AIM OF THE TASK. Output the material beneath this task exactly, images excluded.

INFORMATION SUPPLIED.
(begin)

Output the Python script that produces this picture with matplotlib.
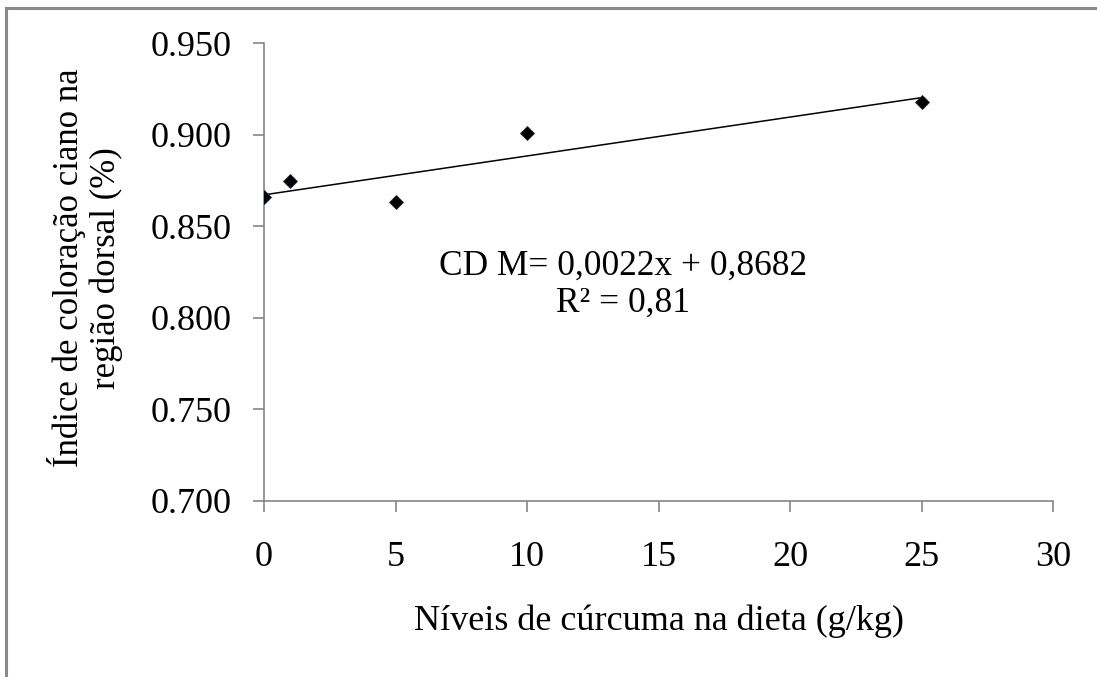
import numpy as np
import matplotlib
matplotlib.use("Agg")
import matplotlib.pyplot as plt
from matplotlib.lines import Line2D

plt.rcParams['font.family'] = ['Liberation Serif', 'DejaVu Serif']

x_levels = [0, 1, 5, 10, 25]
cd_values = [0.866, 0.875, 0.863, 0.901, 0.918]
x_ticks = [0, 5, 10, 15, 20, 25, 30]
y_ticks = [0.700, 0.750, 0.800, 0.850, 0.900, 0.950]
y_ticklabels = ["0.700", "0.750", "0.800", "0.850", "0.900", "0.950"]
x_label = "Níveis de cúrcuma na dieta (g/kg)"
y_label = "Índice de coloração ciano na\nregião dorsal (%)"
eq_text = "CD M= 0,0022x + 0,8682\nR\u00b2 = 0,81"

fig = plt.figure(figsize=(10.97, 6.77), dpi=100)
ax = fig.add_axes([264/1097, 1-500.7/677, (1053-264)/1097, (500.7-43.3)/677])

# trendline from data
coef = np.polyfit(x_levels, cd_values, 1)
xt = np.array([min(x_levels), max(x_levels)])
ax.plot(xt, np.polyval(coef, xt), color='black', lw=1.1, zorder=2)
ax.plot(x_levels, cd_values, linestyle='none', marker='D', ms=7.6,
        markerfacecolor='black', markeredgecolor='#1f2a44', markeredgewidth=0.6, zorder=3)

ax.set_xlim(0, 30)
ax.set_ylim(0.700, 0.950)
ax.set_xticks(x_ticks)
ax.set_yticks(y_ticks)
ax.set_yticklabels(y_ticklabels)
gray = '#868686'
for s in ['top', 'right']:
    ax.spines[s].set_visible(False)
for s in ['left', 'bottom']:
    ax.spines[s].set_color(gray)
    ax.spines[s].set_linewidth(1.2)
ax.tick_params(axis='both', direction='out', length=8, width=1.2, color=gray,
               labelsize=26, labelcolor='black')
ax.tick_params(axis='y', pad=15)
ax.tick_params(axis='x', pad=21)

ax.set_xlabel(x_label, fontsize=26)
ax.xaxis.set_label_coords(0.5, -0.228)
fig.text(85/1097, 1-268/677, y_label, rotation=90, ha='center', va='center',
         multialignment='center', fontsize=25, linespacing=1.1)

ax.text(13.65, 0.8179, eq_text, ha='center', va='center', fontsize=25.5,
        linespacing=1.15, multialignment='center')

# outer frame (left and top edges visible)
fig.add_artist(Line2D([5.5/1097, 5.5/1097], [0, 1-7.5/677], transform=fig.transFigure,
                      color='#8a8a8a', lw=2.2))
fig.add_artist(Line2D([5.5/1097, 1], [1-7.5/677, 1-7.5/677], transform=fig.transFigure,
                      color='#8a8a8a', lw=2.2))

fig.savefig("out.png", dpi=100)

(end)

TASK SOLUTION.
Output the Python script that produces this picture with matplotlib.
import numpy as np
import matplotlib
matplotlib.use("Agg")
import matplotlib.pyplot as plt
from matplotlib.lines import Line2D

plt.rcParams['font.family'] = ['Liberation Serif', 'DejaVu Serif']

x_levels = [0, 1, 5, 10, 25]
cd_values = [0.866, 0.875, 0.863, 0.901, 0.918]
x_ticks = [0, 5, 10, 15, 20, 25, 30]
y_ticks = [0.700, 0.750, 0.800, 0.850, 0.900, 0.950]
y_ticklabels = ["0.700", "0.750", "0.800", "0.850", "0.900", "0.950"]
x_label = "Níveis de cúrcuma na dieta (g/kg)"
y_label = "Índice de coloração ciano na\nregião dorsal (%)"
eq_text = "CD M= 0,0022x + 0,8682\nR\u00b2 = 0,81"

fig = plt.figure(figsize=(10.97, 6.77), dpi=100)
ax = fig.add_axes([264/1097, 1-500.7/677, (1053-264)/1097, (500.7-43.3)/677])

# trendline from data
coef = np.polyfit(x_levels, cd_values, 1)
xt = np.array([min(x_levels), max(x_levels)])
ax.plot(xt, np.polyval(coef, xt), color='black', lw=1.1, zorder=2)
ax.plot(x_levels, cd_values, linestyle='none', marker='D', ms=7.6,
        markerfacecolor='black', markeredgecolor='#1f2a44', markeredgewidth=0.6, zorder=3)

ax.set_xlim(0, 30)
ax.set_ylim(0.700, 0.950)
ax.set_xticks(x_ticks)
ax.set_yticks(y_ticks)
ax.set_yticklabels(y_ticklabels)
gray = '#868686'
for s in ['top', 'right']:
    ax.spines[s].set_visible(False)
for s in ['left', 'bottom']:
    ax.spines[s].set_color(gray)
    ax.spines[s].set_linewidth(1.2)
ax.tick_params(axis='both', direction='out', length=8, width=1.2, color=gray,
               labelsize=26, labelcolor='black')
ax.tick_params(axis='y', pad=15)
ax.tick_params(axis='x', pad=21)

ax.set_xlabel(x_label, fontsize=26)
ax.xaxis.set_label_coords(0.5, -0.228)
fig.text(85/1097, 1-268/677, y_label, rotation=90, ha='center', va='center',
         multialignment='center', fontsize=25, linespacing=1.1)

ax.text(13.65, 0.8179, eq_text, ha='center', va='center', fontsize=25.5,
        linespacing=1.15, multialignment='center')

# outer frame (left and top edges visible)
fig.add_artist(Line2D([5.5/1097, 5.5/1097], [0, 1-7.5/677], transform=fig.transFigure,
                      color='#8a8a8a', lw=2.2))
fig.add_artist(Line2D([5.5/1097, 1], [1-7.5/677, 1-7.5/677], transform=fig.transFigure,
                      color='#8a8a8a', lw=2.2))

fig.savefig("out.png", dpi=100)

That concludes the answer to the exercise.